Many patients supported IPV reporting policies that take into consideration
patients' preferences. For example, of the 44.3% of women with recent histories
of abuse who opposed mandatory reporting, the very women who would potentially
be reported to police, the majority selected the response indicating support
for reporting to police unless the patient objects. Further research with
abused women is needed to distinguish their preferences among several options:
(1) a law requiring reporting unless the patient objects; (2) a reporting
law that requires patient consent; or (3) no reporting laws but physician
responsiveness to IPV and assistance with criminal justice interventions when
Similar to the women with recent histories of abuse, 41.7% of women
who were primarily non-English speakers were opposed to mandatory reporting.
These findings are consistent with previous qualitative research in which
abused women expressed the belief that they should control the decisions to
involve the police.2 Another study has explored
sociopolitical factors that hinder abused immigrant women from seeking help,
including social isolation, language barriers, and fear of deportation.14 Because the impact of police involvement in immigrant
women's lives may be different than for US-born women, changes in welfare
and immigration laws may interact with this policy, resulting in further disempowerment
of the female patient.

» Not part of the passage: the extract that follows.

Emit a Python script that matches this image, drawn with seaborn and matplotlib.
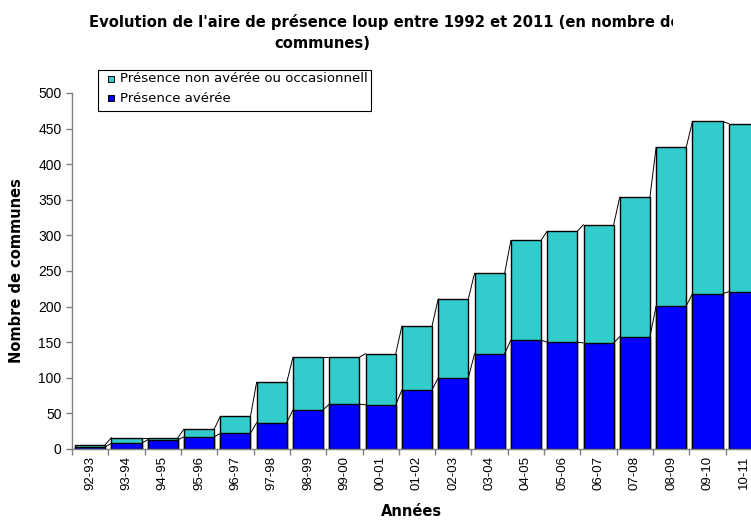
import matplotlib
matplotlib.use("Agg")
import matplotlib.pyplot as plt
import seaborn as sns
from matplotlib.patches import Rectangle
from matplotlib.transforms import Bbox, TransformedBbox

# Données (nombre de communes)
annees = ["92-93", "93-94", "94-95", "95-96", "96-97", "97-98", "98-99", "99-00",
          "00-01", "01-02", "02-03", "03-04", "04-05", "05-06", "06-07", "07-08",
          "08-09", "09-10", "10-11"]
presence_averee = [3, 8, 13, 17, 22, 37, 55, 63, 62, 83, 100, 134, 153, 150, 149, 158, 201, 218, 221]
presence_non_averee = [3, 8, 3, 11, 24, 57, 74, 66, 72, 90, 111, 113, 140, 156, 166, 196, 223, 242, 236]
totaux = [a + b for a, b in zip(presence_averee, presence_non_averee)]
series = ["Présence non avérée ou occasionnell", "Présence avérée"]
couleurs = ["#33CCCC", "#0000FF"]

sns.set_style("white")
plt.rcParams['font.family'] = ['Liberation Sans', 'DejaVu Sans']
plt.rcParams['text.color'] = "black"
plt.rcParams['axes.labelcolor'] = "black"
gras = ['DejaVu Sans']

W, H = 751, 520
fig = plt.figure(figsize=(W / 100, H / 100), dpi=100)
ax = fig.add_axes([72 / W, 1 - 449 / H, (762 - 72) / W, (449 - 93) / H])

largeur = 0.83
sns.barplot(x=annees, y=totaux, color=couleurs[0], saturation=1, width=largeur,
            edgecolor="black", linewidth=1, ax=ax)
sns.barplot(x=annees, y=presence_averee, color=couleurs[1], saturation=1, width=largeur,
            edgecolor="black", linewidth=1, ax=ax)

# lignes de série (style Excel)
for serie in (totaux, presence_averee):
    for i in range(len(annees) - 1):
        ax.plot([i + largeur / 2, i + 1 - largeur / 2], [serie[i], serie[i + 1]],
                color="black", lw=0.7, zorder=3)

ax.set_xlim(-0.5, len(annees) - 0.5)
ax.set_ylim(0, 500)
ax.set_yticks(range(0, 501, 50))
ax.tick_params(axis="y", labelsize=10, length=4, width=1, color="#808080", labelcolor="black",
               direction="out", left=True)
ax.tick_params(axis="x", which="major", labelsize=9.5, length=0, rotation=90, pad=5, labelcolor="black")
ax.set_xticks([i - 0.5 for i in range(len(annees) + 1)], minor=True)
ax.tick_params(axis="x", which="minor", length=4, width=1, color="#808080", direction="out", bottom=True)
for s in ("top", "right"):
    ax.spines[s].set_visible(False)
for s in ("left", "bottom"):
    ax.spines[s].set_color("#808080")
    ax.spines[s].set_linewidth(1)

ax.set_xlabel("Années", fontsize=10.5, fontweight="bold", family=gras)
ax.xaxis.set_label_coords((411 - 72) / 690, -(511 - 449) / 356)
ax.xaxis.label.set_va("center")
ax.set_ylabel("Nombre de communes", fontsize=10.5, fontweight="bold", family=gras)
ax.yaxis.set_label_coords(-(72 - 17) / 690, 0.5)
ax.yaxis.label.set_va("center")

# titre (tronqué à droite comme sur l'original)
t1 = fig.text(89 / W, 1 - 27 / H, "Evolution de l'aire de présence loup entre 1992 et 2011 (en nombre de",
              fontsize=10.6, fontweight="bold", family=gras, ha="left", va="baseline")
t1.set_clip_box(TransformedBbox(Bbox.from_extents(0, 0, 673 / W, 1), fig.transFigure))
t1.set_clip_on(True)
fig.text(322 / W, 1 - 48 / H, "communes)", fontsize=10.6, fontweight="bold", family=gras,
         ha="center", va="baseline")

# légende (cadre fixe, texte coupé au bord comme sur l'original)
fig.patches.append(Rectangle((97.5 / W, 1 - 111 / H), (371 - 97.5) / W, 41 / H,
                             transform=fig.transFigure, facecolor="white", edgecolor="black", lw=0.8))
clip_leg = TransformedBbox(Bbox.from_extents(0, 0, 369 / W, 1), fig.transFigure)
for k, (nom, coul) in enumerate(zip(series, couleurs)):
    yc = 79 + 19 * k
    fig.patches.append(Rectangle((108 / W, 1 - (yc + 3) / H), 6 / W, 6 / H, transform=fig.transFigure,
                                 facecolor=coul, edgecolor="black", lw=0.7))
    t = fig.text(120 / W, 1 - yc / H, nom, fontsize=9.5, family=gras, ha="left", va="center")
    t.set_clip_box(clip_leg)
    t.set_clip_on(True)

fig.savefig("out.png", dpi=100)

Given the attitudes expressed by the respondents in
these studies, it is unclear whether mandatory reporting will help recent
IPV survivors or put them at risk for further violence. One clinical alternative
is to encourage the assessment of danger that can help women and clinicians
assess safety, yet leave the final decision as to whether to call the police
with the patient.15
Physicians' attitudes regarding mandatory reporting have varied. In
a previous survey of physicians in California, 53% to 85% responded that such
policies could prevent women from seeking medical care, provoke retaliation,
or compromise confidentiality and autonomy.5
In the same survey, 53% to 86% believed that these policies can increase recognition
and responsiveness to domestic violence, as well as improve and increase documentation
and collection of statistics.5
One limitation of our study is that we only surveyed patients seeking
care at emergency departments. Therefore, we missed IPV survivors who may
have been deterred from seeking help for reasons that include fear that they
may be reported to the police. This limitation would have the impact of underestimating
the degree of opposition among abused women to laws that mandate reporting
IPV to police.
Further research on mandatory reporting is needed to address the preferences
of those in abusive relationships. Research should also track patient and
clinician outcomes in other states that require reporting IPV to police. Lacking
answers to these concerns, our research suggests that policymakers should
consider development of IPV reporting policy options that combine respect
for patient autonomy with the greatest potential for protection from abuse.